Return the lines below that carry the word "this".

- **EXTRACTED DATA**:
###
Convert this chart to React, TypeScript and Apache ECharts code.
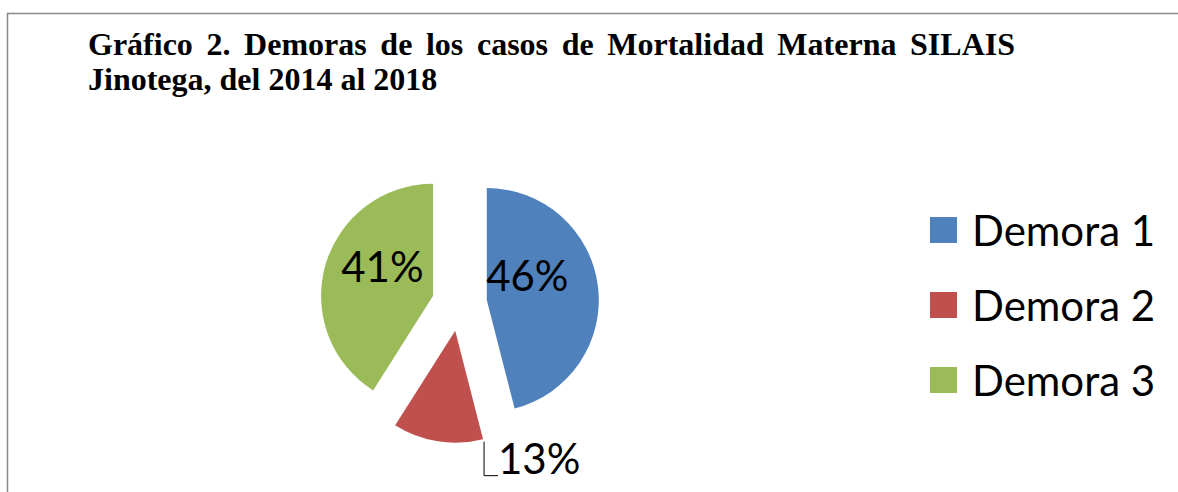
###
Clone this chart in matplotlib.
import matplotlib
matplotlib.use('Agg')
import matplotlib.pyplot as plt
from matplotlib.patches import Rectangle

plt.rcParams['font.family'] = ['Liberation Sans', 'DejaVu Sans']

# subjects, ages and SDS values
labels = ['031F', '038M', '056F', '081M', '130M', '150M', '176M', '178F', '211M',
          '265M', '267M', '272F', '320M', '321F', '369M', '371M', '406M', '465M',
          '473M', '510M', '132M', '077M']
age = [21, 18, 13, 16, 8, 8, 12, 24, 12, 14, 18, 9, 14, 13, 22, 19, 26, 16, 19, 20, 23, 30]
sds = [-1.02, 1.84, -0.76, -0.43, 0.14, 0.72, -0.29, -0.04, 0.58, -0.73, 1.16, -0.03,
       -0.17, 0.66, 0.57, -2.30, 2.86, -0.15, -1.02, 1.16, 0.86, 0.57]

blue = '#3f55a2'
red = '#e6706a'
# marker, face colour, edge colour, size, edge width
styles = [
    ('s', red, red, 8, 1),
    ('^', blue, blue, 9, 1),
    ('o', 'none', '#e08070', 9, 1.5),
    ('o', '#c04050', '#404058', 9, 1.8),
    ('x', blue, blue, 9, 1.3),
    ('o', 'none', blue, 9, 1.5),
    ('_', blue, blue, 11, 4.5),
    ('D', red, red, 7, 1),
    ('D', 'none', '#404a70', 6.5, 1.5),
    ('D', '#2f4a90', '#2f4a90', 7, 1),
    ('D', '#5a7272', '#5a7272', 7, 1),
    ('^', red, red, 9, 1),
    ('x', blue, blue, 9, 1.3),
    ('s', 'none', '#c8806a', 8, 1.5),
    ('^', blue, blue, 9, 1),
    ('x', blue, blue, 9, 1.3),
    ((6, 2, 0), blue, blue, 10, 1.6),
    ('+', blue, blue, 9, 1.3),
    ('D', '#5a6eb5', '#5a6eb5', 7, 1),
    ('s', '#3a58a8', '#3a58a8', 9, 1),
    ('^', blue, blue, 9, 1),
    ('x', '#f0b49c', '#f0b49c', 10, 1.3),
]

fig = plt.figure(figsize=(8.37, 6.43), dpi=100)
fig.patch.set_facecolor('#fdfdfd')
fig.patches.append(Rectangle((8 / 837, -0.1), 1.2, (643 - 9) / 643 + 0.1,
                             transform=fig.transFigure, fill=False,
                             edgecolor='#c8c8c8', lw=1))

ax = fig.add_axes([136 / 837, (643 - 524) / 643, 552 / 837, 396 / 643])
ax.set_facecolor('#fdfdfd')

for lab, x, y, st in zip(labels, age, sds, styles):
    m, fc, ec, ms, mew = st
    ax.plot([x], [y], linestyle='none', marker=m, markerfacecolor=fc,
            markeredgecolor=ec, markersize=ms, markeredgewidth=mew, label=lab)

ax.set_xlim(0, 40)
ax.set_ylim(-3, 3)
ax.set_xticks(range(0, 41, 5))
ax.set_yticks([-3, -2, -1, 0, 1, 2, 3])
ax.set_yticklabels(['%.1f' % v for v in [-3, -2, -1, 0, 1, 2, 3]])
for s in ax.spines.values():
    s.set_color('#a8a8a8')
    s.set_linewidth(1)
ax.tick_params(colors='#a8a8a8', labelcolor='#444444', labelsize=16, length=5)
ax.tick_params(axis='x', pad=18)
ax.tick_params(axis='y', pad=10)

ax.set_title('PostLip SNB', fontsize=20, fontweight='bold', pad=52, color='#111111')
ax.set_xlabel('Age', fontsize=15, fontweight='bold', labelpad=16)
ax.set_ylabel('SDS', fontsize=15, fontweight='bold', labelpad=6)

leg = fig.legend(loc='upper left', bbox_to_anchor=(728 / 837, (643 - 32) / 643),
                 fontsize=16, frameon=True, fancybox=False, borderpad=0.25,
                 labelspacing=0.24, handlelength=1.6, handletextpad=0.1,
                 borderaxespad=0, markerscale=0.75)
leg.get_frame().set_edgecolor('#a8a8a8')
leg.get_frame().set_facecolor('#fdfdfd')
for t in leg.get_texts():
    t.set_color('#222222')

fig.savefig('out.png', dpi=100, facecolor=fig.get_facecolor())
###
- **REPLY TO THE TASK**:
Convert this chart to React, TypeScript and Apache ECharts code.
Clone this chart in matplotlib.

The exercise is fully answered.